CCS is the only way of mitigating the 20% of CO2 emissions from industrial processes – such as cement manufacturing and steel making, for which there is no obvious alternative – to help meet the world’s commitments to limit warming to below 2oC. It works by trapping the CO2 emitted from burning fossil fuels, which is then cooled, liquefied and pumped deep underground into geological formations, saline aquifers or disused oil and gas fields. Results from lab-based tests, and from working CCS sites such as Sleipner in the North Sea, suggest that carbon can be safely stored underground in this way for 10,000 years or more.
“The big companies understand the science of climate change, and they understand that we’ve got to invest in technologies like CCS now, before it’s too late,” says Dr Jerome Neufeld of Cambridge’s Department of Applied Mathematics and Theoretical Physics, and Department of Earth Sciences. “But it’s a tricky business running an industry where nobody is charging for carbon.”
“Everyone always wants the cheapest option, so without some form of carbon tax, it’s going to be difficult to get CCS off the ground at the scale that’s needed,” says Bickle. “But if you look at the cost of electricity produced from gas or coal with CCS added, it’s very similar to the cost of electricity from solar or wind. So if governments put a proper carbon charge in place, renewables and CCS would compete with each other on a relatively even playing field, and companies would have the economic incentive to invest in CCS.”
Bickle and Neufeld are following discussions about CCS closely because, along with collaborators from Stanford and Melbourne Universities, they have recently started a new CCS project with the support of BHP, one of the world’s largest mining and materials companies.
The three-year project will develop and improve methods for the long-term storage of CO2, and will test them at Otway in southern Australia, one of the largest CCS test sites in the world. Using a mix of theoretical modelling and small-, medium- and large-scale experiments, the researchers hope to significantly increase the types of sites where CCS is possible, including in China and developing economies.

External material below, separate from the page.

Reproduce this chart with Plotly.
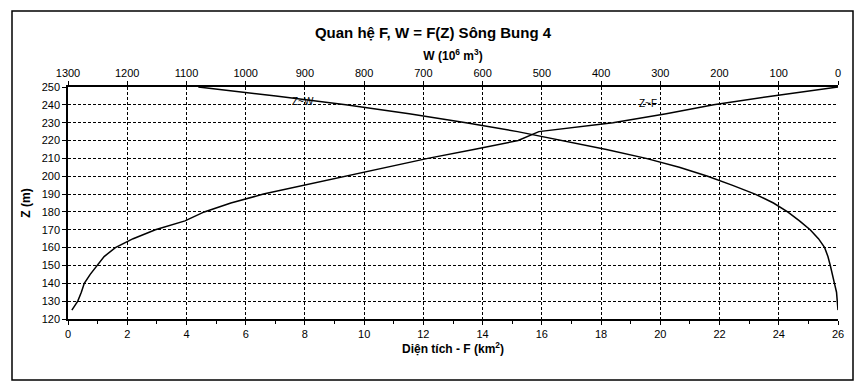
import plotly.graph_objects as go

# ---- data ----
z_f = [125, 130, 135, 140, 145, 150, 155, 160, 165, 170, 175, 180, 185, 190,
       195, 200, 205, 210, 215, 220, 225, 230, 235, 240, 245, 250]
f_vals = [0.13, 0.33, 0.45, 0.55, 0.75, 0.97, 1.22, 1.6, 2.2, 2.95, 3.95, 4.6,
          5.5, 6.6, 8.0, 9.3, 10.7, 12.15, 13.7, 15.2, 15.9, 18.4, 20.2, 21.8,
          23.8, 26.0]

z_w = [125, 130, 135, 140, 145, 150, 155, 160, 165, 170, 175, 180, 185, 190,
       195, 200, 205, 210, 215, 220, 225, 230, 235, 240, 245, 250]
w_vals = [0, 1, 2.5, 6, 9, 13, 17, 22.5, 33, 47, 65, 85, 109, 140, 179, 220,
          268, 324, 391, 465, 541, 628, 724, 831, 949, 1080]

f_ticks = list(range(0, 27, 2))
w_ticks = list(range(0, 1301, 100))
z_ticks = list(range(120, 251, 10))

FONT = "Liberation Sans, Arial, sans-serif"

fig = go.Figure()
fig.add_trace(go.Scatter(x=f_vals, y=z_f, mode="lines", name="Z~F",
                         line=dict(color="black", width=1.5), xaxis="x", yaxis="y",
                         showlegend=False))
fig.add_trace(go.Scatter(x=w_vals, y=z_w, mode="lines", name="Z~W",
                         line=dict(color="black", width=1.5), xaxis="x2", yaxis="y",
                         showlegend=False))

grid = dict(showgrid=True, gridcolor="black", gridwidth=1, griddash="3px,2px")

# page has an 8px body margin, so the figure is drawn 8px in from the top-left
W, H = 859, 381
fig.update_layout(
    width=W, height=H,
    margin=dict(l=60, r=29, t=79, b=70),
    paper_bgcolor="white", plot_bgcolor="white",
    font=dict(family=FONT, color="black", size=11),
    title=dict(text="<b>Quan hệ F, W = F(Z) Sông Bung 4</b>", x=(433 - 8) / W, xref="container",
               xanchor="center", y=1 - 25 / H, yref="container", yanchor="middle",
               font=dict(size=15, family=FONT, color="black")),
    xaxis=dict(range=[0, 26], tickvals=f_ticks, ticks="outside", ticklen=4,
               tickcolor="black", showline=True, linecolor="black", linewidth=1.5,
               zeroline=False, tickfont=dict(size=11),
               minor=dict(dtick=1, ticks="outside", ticklen=3, tickcolor="black", showgrid=False),
               title=dict(text="<b>Diện tích - F (km<sup>2</sup>)</b>", standoff=2,
                          font=dict(size=12)),
               **grid),
    xaxis2=dict(range=[1300, 0], tickvals=w_ticks, overlaying="x", side="top",
                ticks="outside", ticklen=4, tickcolor="black", showline=True,
                linecolor="black", linewidth=1.5, showgrid=False, zeroline=False,
                tickfont=dict(size=11),
                title=dict(text="<b>W (10<sup>6</sup> m<sup>3</sup>)</b>", standoff=4,
                           font=dict(size=12))),
    yaxis=dict(range=[120, 250], tickvals=z_ticks, ticks="outside", ticklen=4,
               tickcolor="black", showline=True, linecolor="black", linewidth=1.5,
               zeroline=False, tickfont=dict(size=11),
               title=dict(text="<b>Z (m)</b>", standoff=8, font=dict(size=12)),
               **grid),
)

fig.add_annotation(x=7.94, y=241.6, xref="x", yref="y", text="Z~W", showarrow=False,
                   font=dict(size=10, family=FONT, color="black"))
fig.add_annotation(x=19.6, y=240.5, xref="x", yref="y", text="Z~F", showarrow=False,
                   font=dict(size=10, family=FONT, color="black"))

# outer frame (page pixels: x 12..853, y 11..380; plot area x 68..838, y 87..319)
fig.add_shape(type="rect", xref="paper", yref="paper",
              x0=(12 - 68) / 770, x1=(853 - 68) / 770,
              y0=(319 - 380) / 232, y1=(319 - 11) / 232,
              line=dict(color="black", width=1.5), fillcolor="rgba(0,0,0,0)", layer="below")

fig.write_html("out.html")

In most current CCS schemes, CO2 is stored in porous underground rock formations with a thick layer of non-porous rock, such as shale, on top. The top layer provides extra insurance that the relatively light CO2 will not escape.
The new research, which will support future large-scale CO2 storage, will consider whether CO2 could be effectively trapped without the top seal of impermeable rock, meaning that CCS could be deployed in a wider range of environments. Their research findings will be made publicly available to accelerate the broader deployment of CCS.
“We are seeing a growing acknowledgement from industry, governments and society that to meet emissions reductions targets we are going to need to accelerate the use of this technology – we simply can’t do it quickly enough without CCS across both power generation and industry,” says BHP Vice President of Sustainability and Climate Change, Dr Fiona Wild. “We know CCS technology works and is proven. Our focus at BHP is on how we can help make sure the world has access to the information required to make it work at scale in a cost effective and timely way.”
During the project, Stanford researchers will measure the rate at which porous rock can trap CO2 using small-scale experiments on rock samples at reservoir conditions, while the Cambridge researchers will be using larger analogue models, in the order of metres or tens of metres. The Melbourne-based researchers will use large-scale numerical simulations of complex geological settings.
“One of the things this collaboration will really open up is the ability to deploy CCS almost anywhere,” says Neufeld, who is also affiliated with Cambridge’s Department of Earth Sciences and the BP Institute. “We know that CO2 can be safely trapped in porous rock with a seal of shale on top, but the early results from Otway have shown that even without the impenetrable seal, CO2 can be trapped just as effectively.”
When CO2 is pumped into underground saline aquifers, it is in a ‘super-critical’ phase: not quite a liquid and not quite a gas. The super-critical CO2 is less dense than the salt water, and so has a tendency to run uphill, but it’s been found that surface tension between the salt water and the rock is quite effective at pinning the CO2 in place so that it can’t escape. This phenomenon, known as capillary trapping, is also observed when water is held in a sponge.
“The results from Otway show that if you inject CO2 into a heterogeneous reservoir, it will mix with the salt water and capillary trapping will pin it there quite effectively, so it opens up a much broader range of potential carbon storage sites,” says Bickle.
“However, we need to start deploying CCS now, and the biggest challenges we face are economics and policy. If these prevent us from doing anything until it’s too late, and we’re at a stage when we’d have to start capturing carbon directly from the atmosphere, it will be far more expensive. By not starting CCS now, we’re building false economies.”